Russ' Recipes
Russ' Recipes
Break Line
Break Line

" Okey Dokey " .....

Now I realize that all our Mom's and Grandmother's taught us to to wash your chicken before cooking it !

        A study from Drexel University found that approximately 90% of people say they wash their chicken before cooking it as historically recipes did instruct people to do so.   Even today many folks believe that rinsing chicken can wash away pathogenic bacteria and make the chicken safe to eat.   But is that something we should continue to do ?

        Raw chicken can be contaminated with numerous pathogenic bacteria including Campylobacter, Salmonella, and Clostridium Perfringens, all of which can lead to foodborne illness.   The study done at Drexel University found that " rinsing chicken only increased the chances of spreading bacteria around your sink and counter tops. "   They even started a website called Don’t Wash Your Chicken, which explains that raw chicken can carry bacteria on the outside, and that research shows " that washing poultry under running water can cause the bacteria to spread. "
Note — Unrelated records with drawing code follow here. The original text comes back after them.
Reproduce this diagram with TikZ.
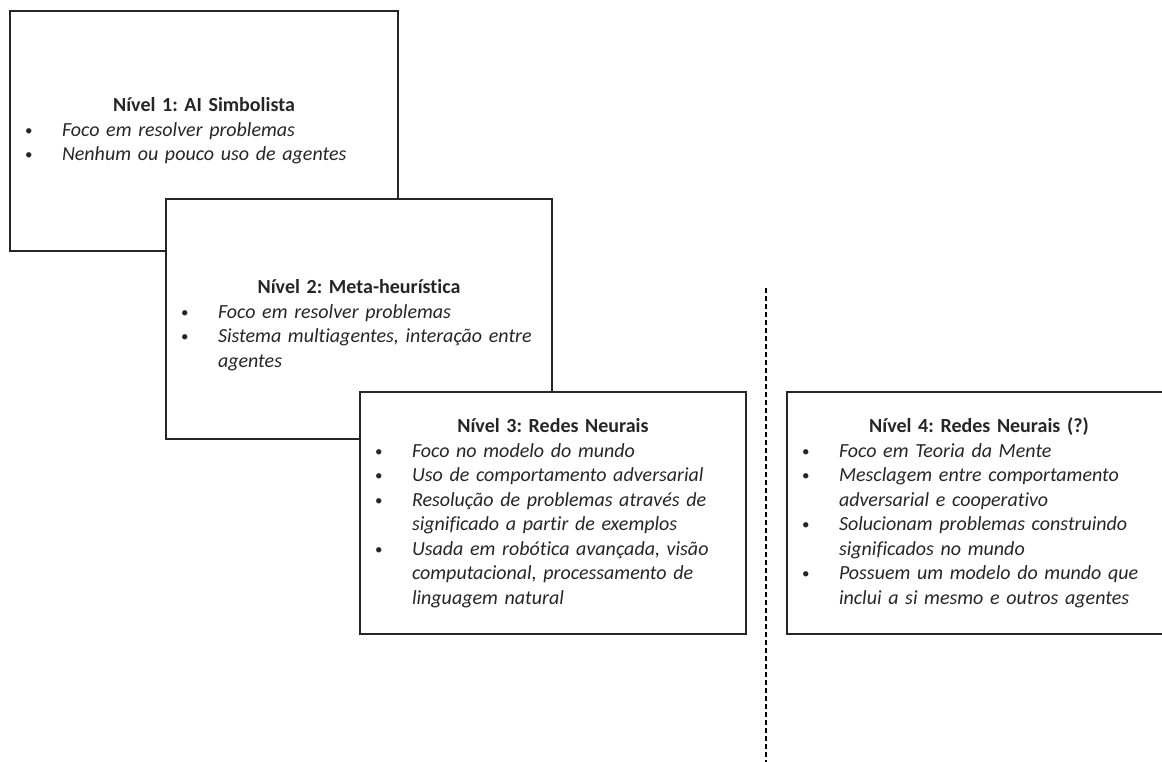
\documentclass[tikz,border=0pt]{standalone}
\usepackage{fontspec}
\setmainfont{Carlito}[Ligatures=NoCommon]
\frenchspacing
\newcommand{\smallbullet}{\raisebox{1pt}{\fontsize{15}{15}\selectfont\textbullet}}
\newcommand{\bl}[1]{\par\noindent\makebox[37pt][l]{\smallbullet}\mbox{\itshape #1}}
\newcommand{\cl}[1]{\par\noindent\hspace*{37pt}\mbox{\itshape #1}}
\newcommand{\ttl}[1]{{\centering\bfseries #1\par}}
\tikzset{
  levelbox/.style={draw=black!85, line width=1.2pt, fill=white, rectangle,
    inner xsep=15pt, inner ysep=0pt, align=left, text=black!85,
    font=\fontsize{20}{24.5}\selectfont},
  divider/.style={draw=black, line width=1.2pt, dash pattern=on 5pt off 3pt}
}
\begin{document}
\begin{tikzpicture}[x=1pt, y=-1pt]
  \useasboundingbox (0,0) rectangle (1162,762);
  \fill[white] (0,0) rectangle (1162,762);
  \clip (0,0) rectangle (1162,762);

  % level 1
  \node[levelbox, minimum width=388pt, minimum height=240pt, text width=358pt] (n1) at (204,131) {%
    \ttl{Nível 1: AI Simbolista}%
    \bl{Foco em resolver problemas}%
    \bl{Nenhum ou pouco uso de agentes}};

  % level 2 (a tall strut drops the text a little below the middle)
  \node[levelbox, minimum width=386pt, minimum height=240pt, text width=356pt] (n2) at (359,319) {%
    \ttl{\rule{0pt}{26pt}Nível 2: Meta-heurística}%
    \bl{Foco em resolver problemas}%
    \bl{Sistema multiagentes, interação entre}%
    \cl{agentes}};

  % level 3
  \node[levelbox, minimum width=386pt, minimum height=242pt, text width=356pt] (n3) at (553,513) {%
    \ttl{Nível 3: Redes Neurais}%
    \bl{Foco no modelo do mundo}%
    \bl{Uso de comportamento adversarial}%
    \bl{Resolução de problemas através de}%
    \cl{significado a partir de exemplos}%
    \bl{Usada em robótica avançada, visão}%
    \cl{computacional, processamento de}%
    \cl{linguagem natural}};

  % divider between the two groups
  \coordinate (dtop) at (766,288);
  \coordinate (dbot) at (766,762);
  \draw[divider] (dtop) -- (dbot);

  % level 4
  \node[levelbox, minimum width=384pt, minimum height=242pt, text width=354pt] (n4) at (979,513) {%
    \ttl{Nível 4: Redes Neurais (?)}%
    \bl{Foco em Teoria da Mente}%
    \bl{Mesclagem entre comportamento}%
    \cl{adversarial e cooperativo}%
    \bl{Solucionam problemas construindo}%
    \cl{significados no mundo}%
    \bl{Possuem um modelo do mundo que}%
    \cl{inclui a si mesmo e outros agentes}};
\end{tikzpicture}
\end{document}
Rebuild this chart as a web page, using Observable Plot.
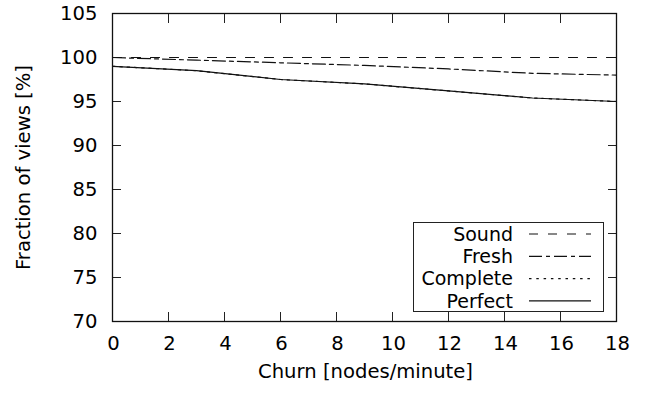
<!DOCTYPE html>
<html>
<head>
<meta charset="utf-8">
<script src="https://cdn.jsdelivr.net/npm/d3@7"></script>
<script src="https://cdn.jsdelivr.net/npm/@observablehq/plot@0.6"></script>
<style>
  html, body { margin: 0; padding: 0; background: #fff; }
  #wrap { position: relative; width: 646px; height: 394px; font-family: "DejaVu Sans", sans-serif; }
  #legend { position: absolute; left: 0; top: 0; }
</style>
</head>
<body>
<div id="wrap"></div>
<script>
// ---- data ----
const churn = [0, 3, 6, 9, 12, 15, 18];
const sound    = [100, 100, 100, 100, 100, 100, 100];
const fresh    = [100, 99.7, 99.4, 99.1, 98.7, 98.2, 98.0];
const complete = [99.0, 98.5, 97.5, 97.0, 96.2, 95.4, 95.0];
const perfect  = [99.0, 98.5, 97.5, 97.0, 96.2, 95.4, 95.0];
const seriesNames = ["Sound", "Fresh", "Complete", "Perfect"];
const seriesValues = [sound, fresh, complete, perfect];
const dashes = ["9,10", "13,4,4,4", "2.5,4.8", null];
const xTicks = [0, 2, 4, 6, 8, 10, 12, 14, 16, 18];
const yTicks = [70, 75, 80, 85, 90, 95, 100, 105];
const xLabel = "Churn [nodes/minute]";
const yLabel = "Fraction of views [%]";

const rows = [];
seriesNames.forEach((name, i) => churn.forEach((c, j) => rows.push({series: name, x: c, y: seriesValues[i][j]})));

const FS = 19.6;
const LFS = 19;
const blank = () => "";
const lineMarks = seriesNames.map((name, i) =>
  Plot.line(rows.filter(d => d.series === name), {
    x: "x", y: "y", stroke: "#111", strokeWidth: 1.2,
    strokeDasharray: dashes[i] ?? undefined
  })
);

const chart = Plot.plot({
  width: 646, height: 394,
  marginLeft: 112, marginRight: 30, marginTop: 13, marginBottom: 73,
  style: {fontFamily: "DejaVu Sans, sans-serif", fontSize: FS + "px", color: "#000", background: "#fff"},
  x: {domain: [0, 18]},
  y: {domain: [70, 105]},
  marks: [
    // labels
    Plot.axisX({ticks: xTicks, tickSize: 0, tickPadding: 15, label: null, fontSize: FS, dx: 1}),
    Plot.axisY({ticks: yTicks, tickSize: 0, tickPadding: 15, label: null, fontSize: FS}),
    // inward ticks (all four sides)
    Plot.axisX({ticks: xTicks, anchor: "bottom", tickSize: 9, dy: -9, tickFormat: blank, label: null, stroke: "#222"}),
    Plot.axisX({ticks: xTicks, anchor: "top", tickSize: 9, dy: 9, tickFormat: blank, label: null, stroke: "#222"}),
    Plot.axisY({ticks: yTicks, anchor: "left", tickSize: 9, dx: 9, tickFormat: blank, label: null, stroke: "#222"}),
    Plot.axisY({ticks: yTicks, anchor: "right", tickSize: 9, dx: -9, tickFormat: blank, label: null, stroke: "#222"}),
    ...lineMarks,
    Plot.frame({stroke: "#111", strokeWidth: 1.3}),
    Plot.text([xLabel], {frameAnchor: "bottom", dy: 56, dx: 1, fontSize: FS, fill: "#000", textAnchor: "middle"}),
    Plot.text([yLabel], {frameAnchor: "left", dx: -89, rotate: -90, fontSize: FS, fill: "#000", textAnchor: "middle"})
  ]
});
const wrap = document.getElementById("wrap");
wrap.appendChild(chart);

// ---- legend overlay ----
const leg = d3.select(wrap).append("svg")
  .attr("id", "legend").attr("width", 646).attr("height", 394)
  .style("font-family", "DejaVu Sans, sans-serif").style("font-size", LFS + "px");
leg.append("rect").attr("x", 413.5).attr("y", 222.5).attr("width", 190).attr("height", 89)
  .attr("fill", "#fff").attr("stroke", "#222").attr("stroke-width", 1);
seriesNames.forEach((name, i) => {
  const cy = 234 + i * 22.3;
  leg.append("text").attr("x", 513).attr("y", cy).attr("dy", "0.35em")
    .attr("text-anchor", "end").attr("fill", "#000").text(name);
  const ln = leg.append("line").attr("x1", 529).attr("x2", 591).attr("y1", cy).attr("y2", cy)
    .attr("stroke", "#111").attr("stroke-width", 1.2);
  if (dashes[i]) ln.attr("stroke-dasharray", dashes[i]);
});
</script>
</body>
</html>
        Although you may not see the water splashin, you could be getting bacteria getting all over the place, including the counter tops, kitchen towels, and anything that is nearby.   " It does happen. "   On the Don’t Wash Your Chicken website there is this video animation showing how far the bacteria spread !   If the bacteria do get on raw produce or is ingested " especially by young children, pregnant women, older adults, and those with a weakened immune system, it can cause them to get sick. "

        This is why for the first time in 2005, the USDA’s Dietary Guidelines for Americans included food safety, and advised against rinsing chicken before cooking.   The reason is exactly what the studies found, that those chicken juices get all over the place and can potentially get someone sick.

        Besides ..... With today's technology ..... Ovens, Slow Cookers, and even Instant Pots when used to cook chicken and other meats, as noted on cooking instructions, will kill any and all pathogenic bacteria including Campylobacter, Salmonella, and Clostridium Perfringens.